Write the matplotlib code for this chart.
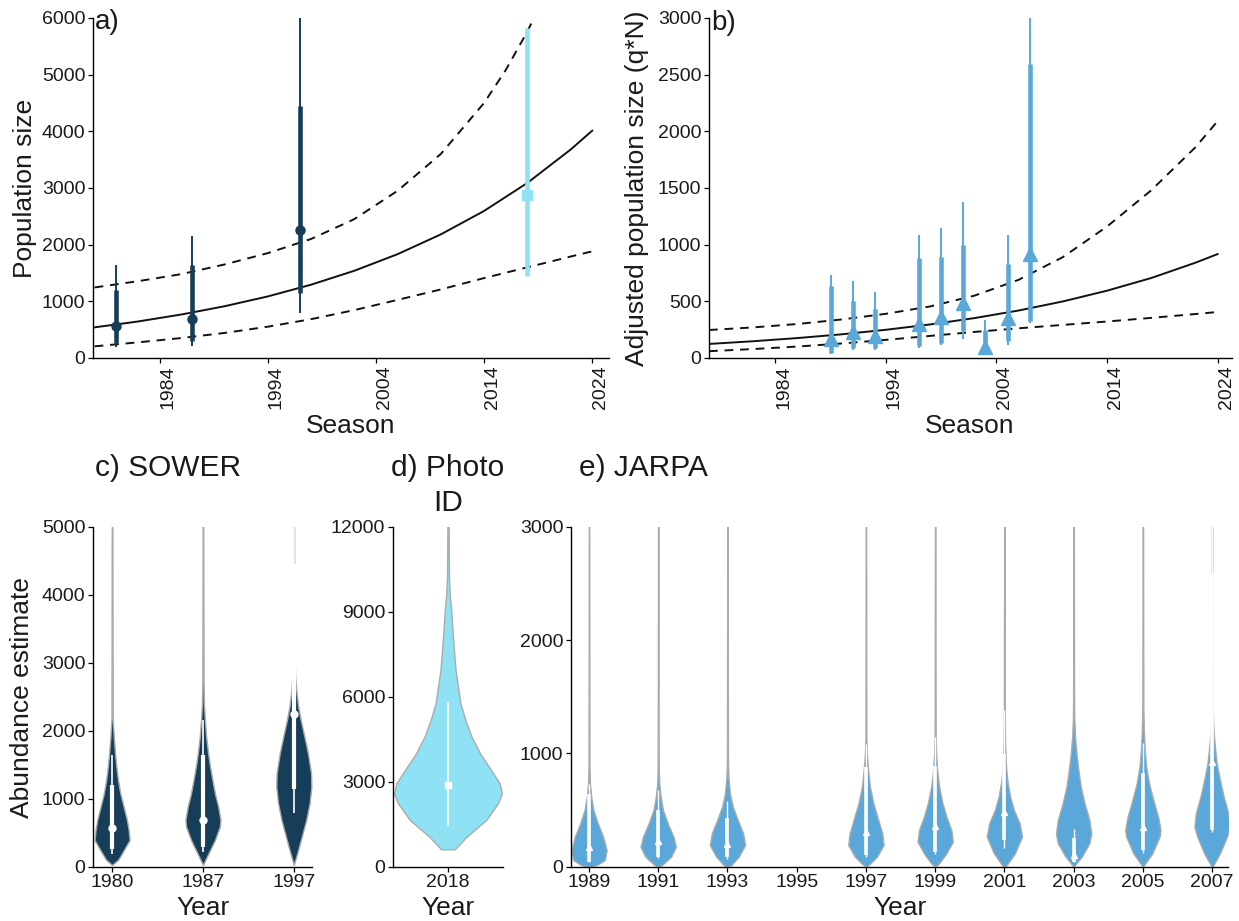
import numpy as np
import matplotlib
matplotlib.use("Agg")
import matplotlib.pyplot as plt

plt.rcParams['font.family'] = ['Liberation Sans', 'DejaVu Sans']

# ---------------- trend model (panel a: N, panel b: q*N) ----------------
TREND_YEARS = [1978, 1982, 1986, 1990, 1994, 1998, 2002, 2006, 2010, 2014, 2018, 2022, 2024]
N_MEDIAN = [541, 644, 767, 913, 1086, 1293, 1539, 1832, 2181, 2595, 3089, 3678, 4012]
N_LOWER = [206, 276, 352, 442, 552, 685, 845, 1025, 1210, 1410, 1600, 1790, 1882]
N_UPPER_YEARS = [1978, 1982, 1986, 1990, 1994, 1998, 2002, 2006, 2010, 2014, 2016, 2018, 2020]
N_UPPER = [1245, 1355, 1480, 1650, 1850, 2100, 2450, 2950, 3600, 4500, 5080, 5760, 6550]
QN_MEDIAN = [124, 148, 176, 209, 249, 296, 352, 419, 499, 594, 706, 841, 917]
QN_LOWER = [60, 79, 101, 128, 160, 195, 230, 262, 292, 322, 354, 388, 406]
QN_UPPER = [247, 270, 300, 340, 390, 455, 550, 690, 890, 1160, 1480, 1860, 2090]

# ---------------- survey estimates ----------------
SOWER_YEARS = [1980, 1987, 1997]
SOWER_MED = [570, 690, 2250]
SOWER_IN_LO = [265, 294, 1147]
SOWER_IN_HI = [1206, 1647, 4453]
SOWER_OUT_LO = [188, 218, 794]
SOWER_OUT_HI = [1647, 2159, 6300]

PHOTO_YEARS = [2018]
PHOTO_MED = [2882]
PHOTO_LO = [1441]
PHOTO_HI = [5824]

JARPA_YEARS = [1989, 1991, 1993, 1997, 1999, 2001, 2003, 2005, 2007]
JARPA_MED = [170, 229, 197, 303, 359, 485, 100, 353, 921]
JARPA_IN_LO = [44, 88, 88, 103, 132, 235, 44, 147, 324]
JARPA_IN_HI = [638, 500, 432, 882, 888, 997, 250, 829, 2594]
JARPA_OUT_LO = [38, 74, 68, 88, 112, 168, 38, 118, 309]
JARPA_OUT_HI = [732, 676, 582, 1085, 1144, 1379, 332, 1088, 3200]
JARPA_AXIS_YEARS = [1989, 1991, 1993, 1995, 1997, 1999, 2001, 2003, 2005, 2007]

# ---------------- posterior density outlines (value, relative half-width) ----------------
SOWER_VIOLIN_Y = [
    [25, 100, 196, 392, 539, 686, 882, 1078, 1275, 1471, 1667, 1912, 2200, 5200],
    [25, 100, 196, 392, 588, 686, 882, 1078, 1275, 1471, 1667, 1912, 2157, 2402, 2800, 5200],
    [25, 196, 441, 686, 931, 1176, 1373, 1667, 1912, 2157, 2353, 2549, 2794, 3100, 5200],
]
SOWER_VIOLIN_W = [
    [0, 6, 10, 17.7, 16.7, 15, 11.7, 8.3, 6, 4.3, 3, 1.7, 0.6, 0.3],
    [0, 2.5, 5.7, 12.3, 17.3, 18, 15.7, 12.3, 9.7, 7.3, 5.3, 3.3, 2, 1, 0.6, 0.3],
    [0, 3.3, 7.7, 12, 15.3, 17, 16.7, 13.7, 10.3, 6.7, 4.3, 2.7, 1.3, 0.6, 0.3],
]
PHOTO_VIOLIN_Y = [614, 1059, 1648, 2236, 2589, 2942, 3412, 4000, 4588, 5177, 5765,
                  6941, 8118, 9060, 9530, 10200, 12500]
PHOTO_VIOLIN_W = [7, 19, 39, 51, 55, 52.7, 44, 32.7, 24, 17.7, 12.7, 7.7, 5, 3.3, 2, 1, 0.5]

JARPA_VIOLIN_Y = [
    [0, 15, 59, 147, 265, 382, 500, 618, 735, 900, 3100],
    [0, 15, 88, 176, 265, 382, 500, 618, 735, 900, 3100],
    [0, 15, 88, 191, 294, 412, 529, 647, 794, 950, 3100],
    [0, 29, 88, 191, 294, 412, 559, 706, 853, 1000, 1150, 3100],
    [0, 29, 118, 221, 324, 441, 559, 706, 853, 1000, 1150, 3100],
    [0, 15, 118, 265, 382, 500, 618, 765, 912, 1088, 1250, 3100],
    [0, 15, 88, 206, 294, 412, 559, 706, 853, 1000, 1147, 1294, 1450, 3100],
    [0, 29, 118, 265, 324, 441, 588, 735, 882, 1029, 1206, 1400, 3100],
    [0, 15, 118, 265, 353, 471, 618, 765, 912, 1059, 1206, 1353, 1500, 3100],
]
JARPA_VIOLIN_W = [
    [4, 18, 36, 40, 32, 20, 10, 5, 2, 1, 0.4],
    [0, 8, 27, 37, 32, 20, 10, 5, 2, 1, 0.4],
    [0, 8, 23, 36, 32, 21, 11, 5, 2, 1, 0.4],
    [0, 10, 25, 40, 37, 28, 17, 9, 5, 2, 1, 0.4],
    [0, 8, 23, 36, 33, 23, 15, 8, 4, 2, 1, 0.4],
    [0, 5, 22, 37, 32, 20, 12, 6, 3, 1.5, 1, 0.4],
    [0, 3, 17, 33, 37, 33, 23, 15, 10, 6, 3, 1.5, 1, 0.4],
    [0, 5, 20, 35, 37, 32, 22, 13, 7, 4, 2, 1, 0.4],
    [0, 3, 17, 32, 38, 35, 25, 17, 10, 6, 3, 1.5, 1, 0.4],
]

NAVY = '#163E58'
CYAN = '#8FE1F4'
BLUE = '#5AA7DA'
EDGE = '#ABABAB'
TXT = '#1A1A1A'

TICK_SIZE = 14
AXIS_TITLE = 19
PANEL_TITLE = 21.5
TAG_SIZE = 20

W, H = 1239, 921
fig = plt.figure(figsize=(W / 100, H / 100), dpi=100)
fig.patch.set_facecolor('white')


def px_axes(x0, x1, y0, y1):
    return fig.add_axes([x0 / W, 1 - y1 / H, (x1 - x0) / W, (y1 - y0) / H])


def px_text(x, y, s, **kw):
    fig.text(x / W, 1 - y / H, s, color=TXT, **kw)


def style(ax, size):
    for side in ('top', 'right'):
        ax.spines[side].set_visible(False)
    for side in ('left', 'bottom'):
        ax.spines[side].set_linewidth(1.0)
        ax.spines[side].set_color('black')
    ax.tick_params(axis='both', length=3.5, width=0.9, color='black',
                   labelsize=size, labelcolor=TXT, pad=2)


DASH = (0, (4.5, 3.5))

# ---------------- panel a ----------------
ax_a = px_axes(93, 609, 18, 358)
ax_a.plot(TREND_YEARS, N_MEDIAN, color='#111111', lw=1.4, zorder=2)
ax_a.plot(TREND_YEARS, N_LOWER, color='#111111', lw=1.4, ls=DASH, zorder=2)
ax_a.plot(N_UPPER_YEARS, N_UPPER, color='#111111', lw=1.4, ls=DASH, zorder=2)
for yr, md, il, ih, ol, oh in zip(SOWER_YEARS, SOWER_MED, SOWER_IN_LO, SOWER_IN_HI,
                                  SOWER_OUT_LO, SOWER_OUT_HI):
    ax_a.plot([yr, yr], [ol, oh], color=NAVY, lw=1.4, solid_capstyle='butt', zorder=3)
    ax_a.plot([yr, yr], [il, ih], color=NAVY, lw=3.3, solid_capstyle='butt', zorder=3)
    ax_a.plot(yr, md, 'o', color=NAVY, ms=6.5, zorder=4)
for yr, md, lo, hi in zip(PHOTO_YEARS, PHOTO_MED, PHOTO_LO, PHOTO_HI):
    ax_a.plot([yr, yr], [lo, hi], color=CYAN, lw=3.3, solid_capstyle='butt', zorder=3)
    ax_a.plot(yr, md, 's', color=CYAN, ms=6.5, zorder=4)
ax_a.set_xlim(1977.85, 2025.55)
ax_a.set_ylim(0, 6000)
ax_a.set_xticks([1984, 1994, 2004, 2014, 2024])
ax_a.set_yticks(range(0, 6001, 1000))
style(ax_a, TICK_SIZE)

# ---------------- panel b ----------------
ax_b = px_axes(709, 1232, 18, 358)
ax_b.plot(TREND_YEARS, QN_MEDIAN, color='#111111', lw=1.4, zorder=2)
ax_b.plot(TREND_YEARS, QN_LOWER, color='#111111', lw=1.4, ls=DASH, zorder=2)
ax_b.plot(TREND_YEARS, QN_UPPER, color='#111111', lw=1.4, ls=DASH, zorder=2)
for yr, md, il, ih, ol, oh in zip(JARPA_YEARS, JARPA_MED, JARPA_IN_LO, JARPA_IN_HI,
                                  JARPA_OUT_LO, JARPA_OUT_HI):
    ax_b.plot([yr, yr], [ol, oh], color=BLUE, lw=1.4, solid_capstyle='butt', zorder=3)
    ax_b.plot([yr, yr], [il, ih], color=BLUE, lw=3.3, solid_capstyle='butt', zorder=3)
    ax_b.plot(yr, md, '^', color=BLUE, ms=9.5, zorder=4)
ax_b.set_xlim(1978.0, 2025.3)
ax_b.set_ylim(0, 3000)
ax_b.set_xticks([1984, 1994, 2004, 2014, 2024])
ax_b.set_yticks(range(0, 3001, 500))
style(ax_b, TICK_SIZE)

for ax in (ax_a, ax_b):
    for lab in ax.get_xticklabels():
        lab.set_rotation(90)
        lab.set_ha('right')
        lab.set_va('top')
        lab.set_rotation_mode('anchor')

px_text(95, 29, 'a)', fontsize=TAG_SIZE, ha='left', va='baseline')
px_text(711, 30, 'b)', fontsize=TAG_SIZE, ha='left', va='baseline')
px_text(25, 188, 'Population size', fontsize=AXIS_TITLE, rotation=90,
        ha='center', va='center')
px_text(637, 188, 'Adjusted population size (q*N)', fontsize=AXIS_TITLE, rotation=90,
        ha='center', va='center')
px_text(351, 433, 'Season', fontsize=AXIS_TITLE, ha='center', va='baseline')
px_text(970, 433, 'Season', fontsize=AXIS_TITLE, ha='center', va='baseline')


# ---------------- violin helpers ----------------
def violin(ax, pos, ys, ws, half, face):
    ys = np.asarray(ys, float)
    ws = np.asarray(ws, float)
    hw = ws / ws.max() * half
    ax.fill_betweenx(ys, pos - hw, pos + hw, facecolor=face, edgecolor=EDGE,
                     linewidth=1.0, zorder=2)


def interval(ax, pos, lo, hi, lw):
    ax.plot([pos, pos], [lo, hi], color='white', lw=lw, solid_capstyle='butt', zorder=3)


# ---------------- panel c ----------------
ax_c = px_axes(93, 312, 526.7, 866.7)
for i, (ys, ws) in enumerate(zip(SOWER_VIOLIN_Y, SOWER_VIOLIN_W)):
    pos = i + 1
    violin(ax_c, pos, ys, ws, 0.193, NAVY)
    interval(ax_c, pos, SOWER_OUT_LO[i], SOWER_OUT_HI[i], 1.2)
    interval(ax_c, pos, SOWER_IN_LO[i], SOWER_IN_HI[i], 3.0)
    ax_c.plot(pos, SOWER_MED[i], 'o', color='white', ms=5, zorder=4)
ax_c.set_xlim(0.79, 3.2)
ax_c.set_ylim(0, 5000)
ax_c.set_xticks([1, 2, 3])
ax_c.set_xticklabels([str(y) for y in SOWER_YEARS])
ax_c.set_yticks(range(0, 5001, 1000))
style(ax_c, TICK_SIZE)

# ---------------- panel d ----------------
ax_d = px_axes(393, 503, 526.7, 866.7)
violin(ax_d, 1, PHOTO_VIOLIN_Y, PHOTO_VIOLIN_W, 0.49, CYAN)
interval(ax_d, 1, PHOTO_LO[0], PHOTO_HI[0], 1.2)
ax_d.plot(1, PHOTO_MED[0], 's', color='white', ms=4.5, zorder=4)
ax_d.set_xlim(0.5, 1.5)
ax_d.set_ylim(0, 12000)
ax_d.set_xticks([1])
ax_d.set_xticklabels([str(y) for y in PHOTO_YEARS])
ax_d.set_yticks(range(0, 12001, 3000))
style(ax_d, TICK_SIZE)

# ---------------- panel e ----------------
ax_e = px_axes(571, 1228, 526.7, 866.7)
for i, yr in enumerate(JARPA_YEARS):
    pos = JARPA_AXIS_YEARS.index(yr) + 1
    violin(ax_e, pos, JARPA_VIOLIN_Y[i], JARPA_VIOLIN_W[i], 0.255, BLUE)
    interval(ax_e, pos, JARPA_OUT_LO[i], JARPA_OUT_HI[i], 1.0)
    interval(ax_e, pos, JARPA_IN_LO[i], JARPA_IN_HI[i], 2.6)
    ax_e.plot(pos, JARPA_MED[i], '^', color='white', ms=4.5, zorder=4)
ax_e.set_xlim(0.74, 10.23)
ax_e.set_ylim(0, 3000)
ax_e.set_xticks(range(1, len(JARPA_AXIS_YEARS) + 1))
ax_e.set_xticklabels([str(y) for y in JARPA_AXIS_YEARS])
ax_e.set_yticks(range(0, 3001, 1000))
style(ax_e, TICK_SIZE)

px_text(95, 476, 'c) SOWER', fontsize=PANEL_TITLE, ha='left', va='baseline')
px_text(448, 476, 'd) Photo', fontsize=PANEL_TITLE, ha='center', va='baseline')
px_text(448, 511, 'ID', fontsize=PANEL_TITLE, ha='center', va='baseline')
px_text(579, 476, 'e) JARPA', fontsize=PANEL_TITLE, ha='left', va='baseline')
px_text(22, 697, 'Abundance estimate', fontsize=AXIS_TITLE, rotation=90,
        ha='center', va='center')
px_text(203, 915, 'Year', fontsize=AXIS_TITLE, ha='center', va='baseline')
px_text(448, 915, 'Year', fontsize=AXIS_TITLE, ha='center', va='baseline')
px_text(900, 915, 'Year', fontsize=AXIS_TITLE, ha='center', va='baseline')

fig.savefig('out.png', dpi=100, facecolor='white')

________________

**SET EXERCISE:**
Reproduce the data above word for word from its first line through the line that holds "plt.rcParams['font.family'] = ['Liberation", both ends included; skip pictures.

**RESPONSE TO THIS TASK:**
Write the matplotlib code for this chart.
import numpy as np
import matplotlib
matplotlib.use("Agg")
import matplotlib.pyplot as plt

plt.rcParams['font.family'] = ['Liberation Sans', 'DejaVu Sans']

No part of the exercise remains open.